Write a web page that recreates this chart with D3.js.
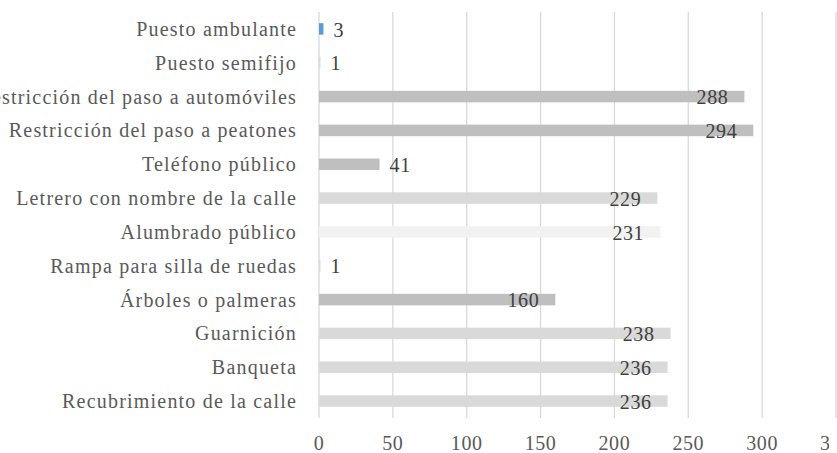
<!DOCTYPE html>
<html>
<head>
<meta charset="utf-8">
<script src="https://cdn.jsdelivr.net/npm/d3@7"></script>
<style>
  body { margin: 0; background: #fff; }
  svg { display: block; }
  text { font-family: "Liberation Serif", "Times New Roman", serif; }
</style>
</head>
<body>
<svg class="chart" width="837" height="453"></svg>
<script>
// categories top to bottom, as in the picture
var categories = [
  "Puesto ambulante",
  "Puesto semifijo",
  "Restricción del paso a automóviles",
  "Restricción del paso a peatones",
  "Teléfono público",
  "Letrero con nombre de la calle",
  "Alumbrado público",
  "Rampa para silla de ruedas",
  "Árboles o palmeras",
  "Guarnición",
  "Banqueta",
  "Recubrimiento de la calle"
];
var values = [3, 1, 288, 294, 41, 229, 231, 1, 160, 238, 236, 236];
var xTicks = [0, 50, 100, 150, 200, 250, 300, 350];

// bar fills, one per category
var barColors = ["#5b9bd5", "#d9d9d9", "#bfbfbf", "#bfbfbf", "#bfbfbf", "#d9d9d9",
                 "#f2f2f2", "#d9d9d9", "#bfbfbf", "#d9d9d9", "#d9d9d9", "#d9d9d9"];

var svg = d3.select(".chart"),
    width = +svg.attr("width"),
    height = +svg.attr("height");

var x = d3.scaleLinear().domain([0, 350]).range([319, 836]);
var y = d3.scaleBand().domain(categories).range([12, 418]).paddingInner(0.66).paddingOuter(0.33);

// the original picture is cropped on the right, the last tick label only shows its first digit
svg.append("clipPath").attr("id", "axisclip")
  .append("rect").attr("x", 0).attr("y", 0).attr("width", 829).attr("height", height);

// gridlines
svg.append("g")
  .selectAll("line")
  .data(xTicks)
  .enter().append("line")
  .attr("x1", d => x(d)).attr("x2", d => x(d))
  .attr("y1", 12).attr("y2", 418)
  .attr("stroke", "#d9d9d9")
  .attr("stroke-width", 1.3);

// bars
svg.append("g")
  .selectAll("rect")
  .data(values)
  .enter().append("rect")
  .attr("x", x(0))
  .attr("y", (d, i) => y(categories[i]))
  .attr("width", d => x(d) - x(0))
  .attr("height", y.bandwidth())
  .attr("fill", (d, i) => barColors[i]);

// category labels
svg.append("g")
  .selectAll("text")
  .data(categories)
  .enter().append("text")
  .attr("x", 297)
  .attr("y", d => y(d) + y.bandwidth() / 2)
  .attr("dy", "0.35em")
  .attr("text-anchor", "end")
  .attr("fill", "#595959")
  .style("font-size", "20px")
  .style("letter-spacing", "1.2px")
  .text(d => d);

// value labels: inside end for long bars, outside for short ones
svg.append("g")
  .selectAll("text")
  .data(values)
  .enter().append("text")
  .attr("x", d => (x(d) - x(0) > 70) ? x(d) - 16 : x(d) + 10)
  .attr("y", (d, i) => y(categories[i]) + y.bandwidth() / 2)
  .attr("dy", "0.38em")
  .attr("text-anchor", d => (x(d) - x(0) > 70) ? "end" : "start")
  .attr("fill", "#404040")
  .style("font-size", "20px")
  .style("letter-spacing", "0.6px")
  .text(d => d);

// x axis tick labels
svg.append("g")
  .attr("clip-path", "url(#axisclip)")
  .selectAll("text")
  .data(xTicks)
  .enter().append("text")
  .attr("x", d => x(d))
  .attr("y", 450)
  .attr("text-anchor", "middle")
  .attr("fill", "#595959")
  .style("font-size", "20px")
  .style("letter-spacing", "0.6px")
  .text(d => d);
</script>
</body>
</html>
==
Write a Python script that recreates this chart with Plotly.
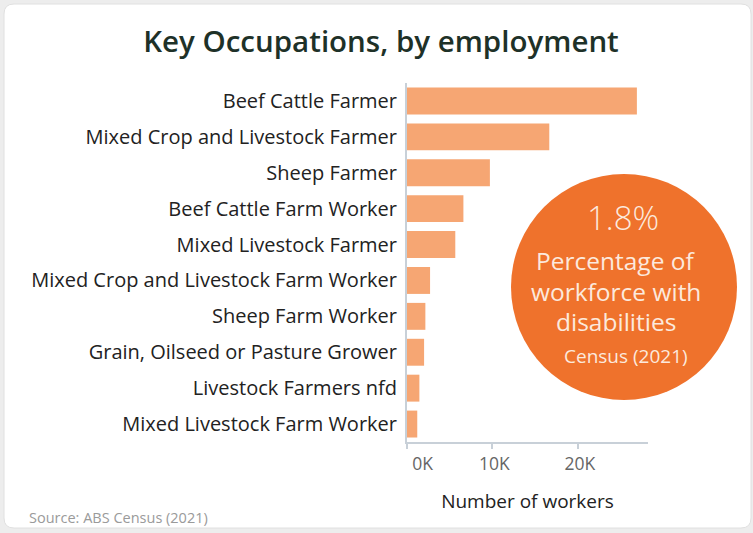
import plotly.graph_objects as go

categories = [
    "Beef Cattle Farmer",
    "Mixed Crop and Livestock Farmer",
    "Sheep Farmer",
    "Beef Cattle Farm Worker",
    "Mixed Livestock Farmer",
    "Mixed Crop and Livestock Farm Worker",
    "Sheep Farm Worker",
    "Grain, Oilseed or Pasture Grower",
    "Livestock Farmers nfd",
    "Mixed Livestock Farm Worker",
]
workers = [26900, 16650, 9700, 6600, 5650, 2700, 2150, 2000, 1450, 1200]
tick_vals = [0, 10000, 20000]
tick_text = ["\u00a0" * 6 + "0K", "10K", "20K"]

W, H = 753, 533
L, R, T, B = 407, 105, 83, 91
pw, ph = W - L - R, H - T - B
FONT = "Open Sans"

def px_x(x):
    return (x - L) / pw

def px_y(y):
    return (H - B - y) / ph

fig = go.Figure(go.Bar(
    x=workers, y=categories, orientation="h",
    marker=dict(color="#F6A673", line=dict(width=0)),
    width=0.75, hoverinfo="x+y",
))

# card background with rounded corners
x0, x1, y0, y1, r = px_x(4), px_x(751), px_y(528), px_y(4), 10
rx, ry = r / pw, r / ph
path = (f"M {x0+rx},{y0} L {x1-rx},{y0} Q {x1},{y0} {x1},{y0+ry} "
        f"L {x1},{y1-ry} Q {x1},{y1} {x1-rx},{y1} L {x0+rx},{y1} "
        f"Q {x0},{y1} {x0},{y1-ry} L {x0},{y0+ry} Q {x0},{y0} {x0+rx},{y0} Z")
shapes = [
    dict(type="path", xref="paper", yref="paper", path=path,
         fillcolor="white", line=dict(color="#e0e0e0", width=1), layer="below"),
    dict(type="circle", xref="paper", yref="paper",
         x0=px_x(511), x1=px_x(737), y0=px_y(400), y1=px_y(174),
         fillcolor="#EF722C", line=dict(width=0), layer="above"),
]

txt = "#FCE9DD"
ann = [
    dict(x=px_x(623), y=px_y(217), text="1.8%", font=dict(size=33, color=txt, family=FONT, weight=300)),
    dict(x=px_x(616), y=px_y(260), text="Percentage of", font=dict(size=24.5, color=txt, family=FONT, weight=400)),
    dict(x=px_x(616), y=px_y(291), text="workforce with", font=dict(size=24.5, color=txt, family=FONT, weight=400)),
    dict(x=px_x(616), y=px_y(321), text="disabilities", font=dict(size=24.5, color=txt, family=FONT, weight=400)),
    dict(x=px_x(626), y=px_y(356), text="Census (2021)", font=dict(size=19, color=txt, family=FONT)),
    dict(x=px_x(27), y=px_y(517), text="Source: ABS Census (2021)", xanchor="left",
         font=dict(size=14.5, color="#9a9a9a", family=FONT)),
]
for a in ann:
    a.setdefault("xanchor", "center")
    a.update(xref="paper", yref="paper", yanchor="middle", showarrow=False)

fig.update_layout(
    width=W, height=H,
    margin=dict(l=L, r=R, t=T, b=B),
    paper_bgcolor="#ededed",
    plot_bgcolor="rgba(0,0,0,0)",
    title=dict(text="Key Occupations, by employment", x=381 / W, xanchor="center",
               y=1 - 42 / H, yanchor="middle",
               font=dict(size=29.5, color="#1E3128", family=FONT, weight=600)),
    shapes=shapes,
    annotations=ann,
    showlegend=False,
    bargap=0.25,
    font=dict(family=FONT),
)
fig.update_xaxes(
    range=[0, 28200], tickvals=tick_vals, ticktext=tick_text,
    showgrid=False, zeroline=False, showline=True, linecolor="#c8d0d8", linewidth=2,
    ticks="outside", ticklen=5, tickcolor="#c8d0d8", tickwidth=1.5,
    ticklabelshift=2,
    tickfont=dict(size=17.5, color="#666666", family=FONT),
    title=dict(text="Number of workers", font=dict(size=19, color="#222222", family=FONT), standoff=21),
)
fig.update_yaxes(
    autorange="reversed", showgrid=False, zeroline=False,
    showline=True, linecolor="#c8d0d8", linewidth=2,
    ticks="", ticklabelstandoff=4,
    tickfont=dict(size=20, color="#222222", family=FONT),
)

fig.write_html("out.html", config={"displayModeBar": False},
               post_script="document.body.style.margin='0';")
...
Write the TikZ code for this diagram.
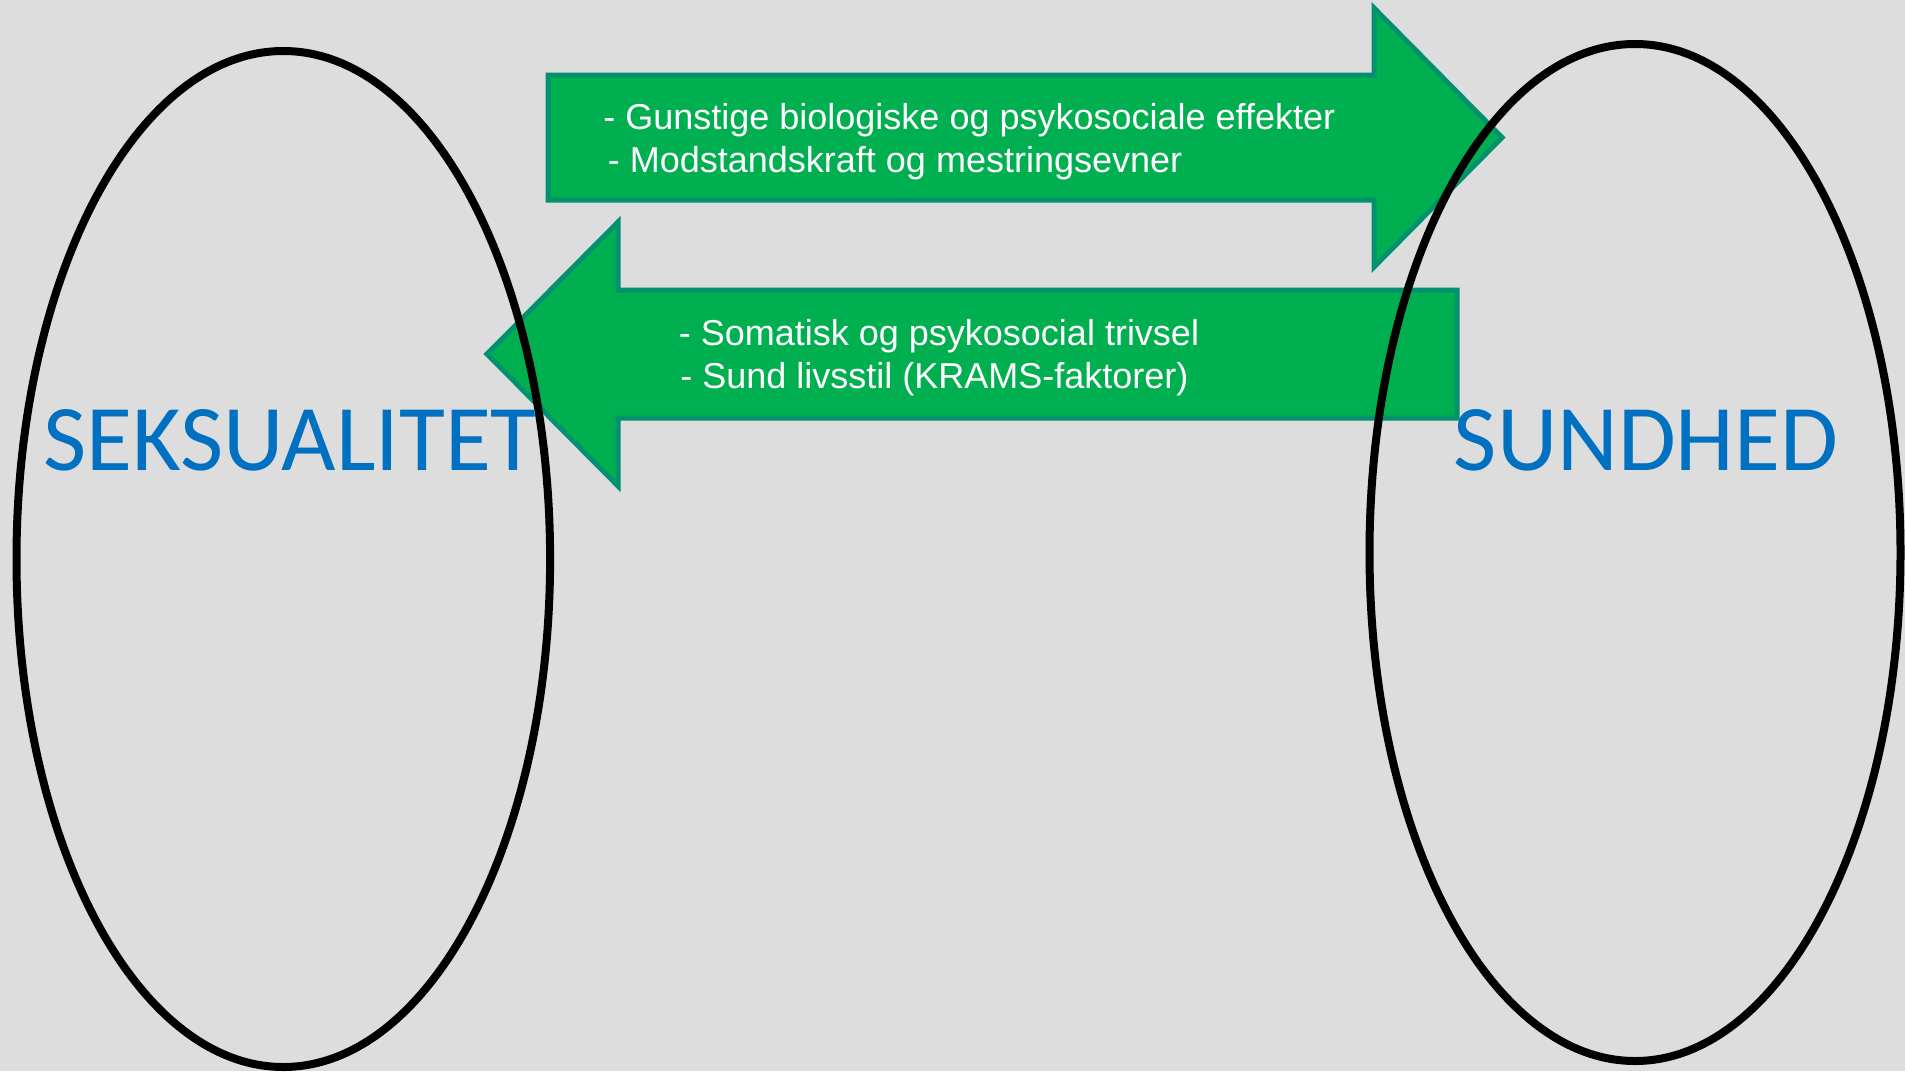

REQUIRED TASK: Using the entries above, repeat exactly the lines from the one with "Write a Python" to the one with "import plotly.graph_objects as go", both included, and leave the pictures behind.

RESULT OF THE EXERCISE:
Write a Python script that recreates this chart with Plotly.
import plotly.graph_objects as go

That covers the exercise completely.